- What needs to be done -
Copy the data exactly from the line that contains "Clone this chart in Plotly." through the line that contains "-0.098, -0.038, 0.0]", keeping both end lines and leaving out everything else.

○ ○ ○ ○ ○

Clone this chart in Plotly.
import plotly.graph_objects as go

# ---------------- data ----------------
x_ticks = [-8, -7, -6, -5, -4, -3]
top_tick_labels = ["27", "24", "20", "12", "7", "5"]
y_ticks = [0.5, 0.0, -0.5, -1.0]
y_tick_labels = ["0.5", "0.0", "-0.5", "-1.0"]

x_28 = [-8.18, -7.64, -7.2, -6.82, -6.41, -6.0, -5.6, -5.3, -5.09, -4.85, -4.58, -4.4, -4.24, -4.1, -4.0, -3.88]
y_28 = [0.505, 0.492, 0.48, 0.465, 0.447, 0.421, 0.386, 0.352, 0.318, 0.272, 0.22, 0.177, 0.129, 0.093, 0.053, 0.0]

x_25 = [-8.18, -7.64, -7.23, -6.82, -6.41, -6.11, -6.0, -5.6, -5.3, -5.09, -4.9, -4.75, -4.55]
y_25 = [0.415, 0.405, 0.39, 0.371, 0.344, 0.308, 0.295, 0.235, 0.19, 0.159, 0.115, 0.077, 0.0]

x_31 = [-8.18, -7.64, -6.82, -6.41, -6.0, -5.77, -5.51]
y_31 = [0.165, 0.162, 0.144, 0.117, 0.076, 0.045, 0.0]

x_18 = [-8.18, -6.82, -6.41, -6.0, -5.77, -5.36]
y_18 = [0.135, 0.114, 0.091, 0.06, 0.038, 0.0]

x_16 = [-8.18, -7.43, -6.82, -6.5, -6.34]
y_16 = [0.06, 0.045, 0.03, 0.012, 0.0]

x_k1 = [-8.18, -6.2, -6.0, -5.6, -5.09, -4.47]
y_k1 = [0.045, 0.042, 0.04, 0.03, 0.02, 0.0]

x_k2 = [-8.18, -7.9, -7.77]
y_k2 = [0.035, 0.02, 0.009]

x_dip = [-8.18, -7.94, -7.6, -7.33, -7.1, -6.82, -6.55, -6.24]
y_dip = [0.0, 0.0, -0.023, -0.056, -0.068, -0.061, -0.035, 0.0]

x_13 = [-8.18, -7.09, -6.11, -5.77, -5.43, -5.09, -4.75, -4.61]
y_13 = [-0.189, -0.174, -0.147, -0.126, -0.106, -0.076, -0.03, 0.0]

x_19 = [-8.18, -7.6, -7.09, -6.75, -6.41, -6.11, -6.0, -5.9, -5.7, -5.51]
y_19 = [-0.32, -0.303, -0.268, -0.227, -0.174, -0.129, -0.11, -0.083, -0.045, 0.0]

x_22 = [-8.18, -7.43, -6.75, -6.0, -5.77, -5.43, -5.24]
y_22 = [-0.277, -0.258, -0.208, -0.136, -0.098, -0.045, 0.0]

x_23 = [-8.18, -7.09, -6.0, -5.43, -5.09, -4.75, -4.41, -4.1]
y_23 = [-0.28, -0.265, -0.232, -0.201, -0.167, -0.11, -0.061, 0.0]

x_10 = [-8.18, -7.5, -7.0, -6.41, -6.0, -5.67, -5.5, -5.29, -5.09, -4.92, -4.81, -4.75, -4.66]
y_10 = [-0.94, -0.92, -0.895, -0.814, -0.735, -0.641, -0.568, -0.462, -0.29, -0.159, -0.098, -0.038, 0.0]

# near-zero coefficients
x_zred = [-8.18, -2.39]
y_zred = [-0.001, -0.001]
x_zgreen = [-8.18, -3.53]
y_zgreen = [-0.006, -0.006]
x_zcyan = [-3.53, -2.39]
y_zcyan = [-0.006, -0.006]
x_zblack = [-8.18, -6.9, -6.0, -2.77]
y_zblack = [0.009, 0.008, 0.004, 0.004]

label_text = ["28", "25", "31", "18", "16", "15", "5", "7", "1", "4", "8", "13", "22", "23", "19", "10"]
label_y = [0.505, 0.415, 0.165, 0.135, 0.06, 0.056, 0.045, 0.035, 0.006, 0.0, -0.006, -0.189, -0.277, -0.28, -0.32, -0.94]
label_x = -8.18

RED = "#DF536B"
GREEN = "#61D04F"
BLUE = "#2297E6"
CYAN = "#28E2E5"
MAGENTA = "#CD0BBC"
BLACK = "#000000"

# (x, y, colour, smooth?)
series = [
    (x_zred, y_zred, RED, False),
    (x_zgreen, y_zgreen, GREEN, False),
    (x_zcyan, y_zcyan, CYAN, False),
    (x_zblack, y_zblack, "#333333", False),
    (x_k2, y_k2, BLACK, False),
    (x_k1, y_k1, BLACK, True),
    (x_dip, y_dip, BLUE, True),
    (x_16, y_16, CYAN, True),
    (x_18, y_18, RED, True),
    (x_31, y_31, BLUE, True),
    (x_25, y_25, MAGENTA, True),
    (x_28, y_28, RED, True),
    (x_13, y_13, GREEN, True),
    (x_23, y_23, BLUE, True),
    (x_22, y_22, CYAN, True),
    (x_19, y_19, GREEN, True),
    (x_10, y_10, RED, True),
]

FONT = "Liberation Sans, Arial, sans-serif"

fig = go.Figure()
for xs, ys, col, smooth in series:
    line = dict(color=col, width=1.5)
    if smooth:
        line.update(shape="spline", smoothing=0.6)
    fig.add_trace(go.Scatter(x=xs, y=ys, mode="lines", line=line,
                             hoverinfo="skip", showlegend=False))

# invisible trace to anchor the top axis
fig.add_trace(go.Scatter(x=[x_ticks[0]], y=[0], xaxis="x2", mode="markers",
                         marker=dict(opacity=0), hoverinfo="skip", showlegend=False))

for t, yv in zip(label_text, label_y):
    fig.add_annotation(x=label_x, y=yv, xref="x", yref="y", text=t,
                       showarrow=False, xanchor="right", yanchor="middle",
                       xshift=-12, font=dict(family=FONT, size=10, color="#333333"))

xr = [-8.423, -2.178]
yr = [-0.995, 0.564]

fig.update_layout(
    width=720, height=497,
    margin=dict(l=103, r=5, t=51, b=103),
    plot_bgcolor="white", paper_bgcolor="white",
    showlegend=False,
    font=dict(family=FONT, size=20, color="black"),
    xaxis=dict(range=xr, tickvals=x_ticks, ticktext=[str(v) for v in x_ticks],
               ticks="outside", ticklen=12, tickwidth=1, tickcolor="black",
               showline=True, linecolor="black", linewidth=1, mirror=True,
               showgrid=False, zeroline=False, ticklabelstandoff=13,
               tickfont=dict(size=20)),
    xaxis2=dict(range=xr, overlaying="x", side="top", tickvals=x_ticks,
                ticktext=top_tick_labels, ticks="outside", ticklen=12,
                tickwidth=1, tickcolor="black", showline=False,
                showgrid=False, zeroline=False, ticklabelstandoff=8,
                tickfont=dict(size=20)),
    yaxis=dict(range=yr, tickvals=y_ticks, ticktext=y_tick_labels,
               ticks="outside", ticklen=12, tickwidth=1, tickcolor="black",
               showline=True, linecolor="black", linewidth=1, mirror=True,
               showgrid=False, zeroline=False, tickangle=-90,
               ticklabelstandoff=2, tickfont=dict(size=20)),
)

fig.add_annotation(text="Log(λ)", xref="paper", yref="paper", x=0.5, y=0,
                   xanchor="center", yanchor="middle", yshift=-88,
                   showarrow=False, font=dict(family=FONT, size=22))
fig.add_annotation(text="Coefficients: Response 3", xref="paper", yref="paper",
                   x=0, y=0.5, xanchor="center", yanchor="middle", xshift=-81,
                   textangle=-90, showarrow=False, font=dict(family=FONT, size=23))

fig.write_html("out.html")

○ ○ ○ ○ ○

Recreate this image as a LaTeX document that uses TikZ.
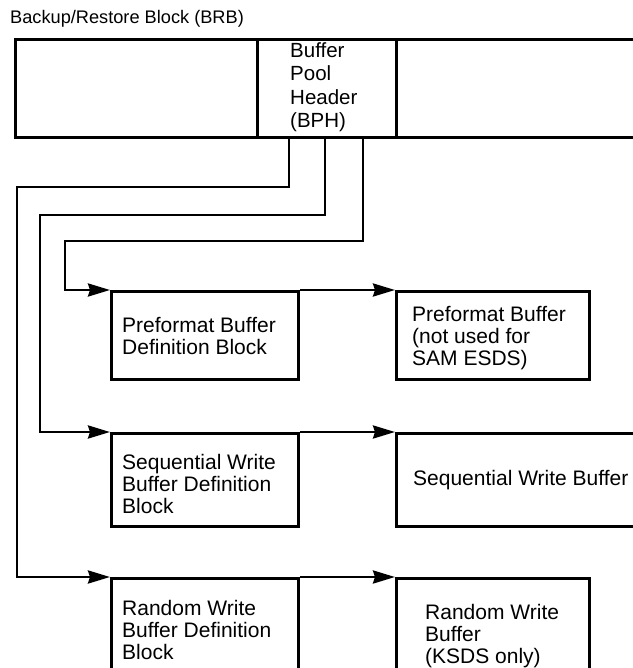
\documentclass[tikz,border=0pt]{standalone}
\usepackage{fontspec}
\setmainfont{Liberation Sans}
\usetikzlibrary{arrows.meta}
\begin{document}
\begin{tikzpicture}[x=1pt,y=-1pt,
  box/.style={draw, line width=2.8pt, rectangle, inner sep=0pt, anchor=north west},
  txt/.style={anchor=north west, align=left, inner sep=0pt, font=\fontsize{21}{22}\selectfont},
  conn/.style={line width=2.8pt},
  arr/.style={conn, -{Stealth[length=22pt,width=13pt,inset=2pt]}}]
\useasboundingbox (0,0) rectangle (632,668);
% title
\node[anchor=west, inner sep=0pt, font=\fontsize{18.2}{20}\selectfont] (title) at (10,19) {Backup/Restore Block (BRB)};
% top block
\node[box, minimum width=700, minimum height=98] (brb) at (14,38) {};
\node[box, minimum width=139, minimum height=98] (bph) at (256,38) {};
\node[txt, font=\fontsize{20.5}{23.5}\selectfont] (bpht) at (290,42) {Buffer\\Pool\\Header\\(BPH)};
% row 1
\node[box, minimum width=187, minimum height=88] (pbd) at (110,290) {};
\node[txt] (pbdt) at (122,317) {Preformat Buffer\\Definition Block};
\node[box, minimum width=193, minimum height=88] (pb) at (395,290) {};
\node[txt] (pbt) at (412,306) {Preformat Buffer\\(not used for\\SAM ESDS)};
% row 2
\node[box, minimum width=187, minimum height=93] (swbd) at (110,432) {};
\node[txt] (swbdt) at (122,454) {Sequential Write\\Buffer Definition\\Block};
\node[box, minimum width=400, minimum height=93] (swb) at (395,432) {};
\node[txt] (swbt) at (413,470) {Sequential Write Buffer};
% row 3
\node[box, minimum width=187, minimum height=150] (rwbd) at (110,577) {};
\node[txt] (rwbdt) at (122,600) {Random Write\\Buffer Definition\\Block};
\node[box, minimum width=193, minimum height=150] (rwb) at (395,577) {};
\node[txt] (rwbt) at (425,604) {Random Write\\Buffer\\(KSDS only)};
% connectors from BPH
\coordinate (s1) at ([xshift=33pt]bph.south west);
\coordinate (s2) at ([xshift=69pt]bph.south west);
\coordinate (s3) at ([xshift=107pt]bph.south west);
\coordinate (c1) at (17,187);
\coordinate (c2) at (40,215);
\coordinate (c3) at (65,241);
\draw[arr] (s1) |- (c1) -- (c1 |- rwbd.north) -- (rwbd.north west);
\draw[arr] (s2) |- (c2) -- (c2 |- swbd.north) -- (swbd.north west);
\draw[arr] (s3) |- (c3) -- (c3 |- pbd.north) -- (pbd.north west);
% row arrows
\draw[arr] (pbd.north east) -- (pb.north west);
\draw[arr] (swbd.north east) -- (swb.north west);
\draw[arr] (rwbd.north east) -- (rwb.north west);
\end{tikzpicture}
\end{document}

○ ○ ○ ○ ○

- Exercise solution -
Clone this chart in Plotly.
import plotly.graph_objects as go

# ---------------- data ----------------
x_ticks = [-8, -7, -6, -5, -4, -3]
top_tick_labels = ["27", "24", "20", "12", "7", "5"]
y_ticks = [0.5, 0.0, -0.5, -1.0]
y_tick_labels = ["0.5", "0.0", "-0.5", "-1.0"]

x_28 = [-8.18, -7.64, -7.2, -6.82, -6.41, -6.0, -5.6, -5.3, -5.09, -4.85, -4.58, -4.4, -4.24, -4.1, -4.0, -3.88]
y_28 = [0.505, 0.492, 0.48, 0.465, 0.447, 0.421, 0.386, 0.352, 0.318, 0.272, 0.22, 0.177, 0.129, 0.093, 0.053, 0.0]

x_25 = [-8.18, -7.64, -7.23, -6.82, -6.41, -6.11, -6.0, -5.6, -5.3, -5.09, -4.9, -4.75, -4.55]
y_25 = [0.415, 0.405, 0.39, 0.371, 0.344, 0.308, 0.295, 0.235, 0.19, 0.159, 0.115, 0.077, 0.0]

x_31 = [-8.18, -7.64, -6.82, -6.41, -6.0, -5.77, -5.51]
y_31 = [0.165, 0.162, 0.144, 0.117, 0.076, 0.045, 0.0]

x_18 = [-8.18, -6.82, -6.41, -6.0, -5.77, -5.36]
y_18 = [0.135, 0.114, 0.091, 0.06, 0.038, 0.0]

x_16 = [-8.18, -7.43, -6.82, -6.5, -6.34]
y_16 = [0.06, 0.045, 0.03, 0.012, 0.0]

x_k1 = [-8.18, -6.2, -6.0, -5.6, -5.09, -4.47]
y_k1 = [0.045, 0.042, 0.04, 0.03, 0.02, 0.0]

x_k2 = [-8.18, -7.9, -7.77]
y_k2 = [0.035, 0.02, 0.009]

x_dip = [-8.18, -7.94, -7.6, -7.33, -7.1, -6.82, -6.55, -6.24]
y_dip = [0.0, 0.0, -0.023, -0.056, -0.068, -0.061, -0.035, 0.0]

x_13 = [-8.18, -7.09, -6.11, -5.77, -5.43, -5.09, -4.75, -4.61]
y_13 = [-0.189, -0.174, -0.147, -0.126, -0.106, -0.076, -0.03, 0.0]

x_19 = [-8.18, -7.6, -7.09, -6.75, -6.41, -6.11, -6.0, -5.9, -5.7, -5.51]
y_19 = [-0.32, -0.303, -0.268, -0.227, -0.174, -0.129, -0.11, -0.083, -0.045, 0.0]

x_22 = [-8.18, -7.43, -6.75, -6.0, -5.77, -5.43, -5.24]
y_22 = [-0.277, -0.258, -0.208, -0.136, -0.098, -0.045, 0.0]

x_23 = [-8.18, -7.09, -6.0, -5.43, -5.09, -4.75, -4.41, -4.1]
y_23 = [-0.28, -0.265, -0.232, -0.201, -0.167, -0.11, -0.061, 0.0]

x_10 = [-8.18, -7.5, -7.0, -6.41, -6.0, -5.67, -5.5, -5.29, -5.09, -4.92, -4.81, -4.75, -4.66]
y_10 = [-0.94, -0.92, -0.895, -0.814, -0.735, -0.641, -0.568, -0.462, -0.29, -0.159, -0.098, -0.038, 0.0]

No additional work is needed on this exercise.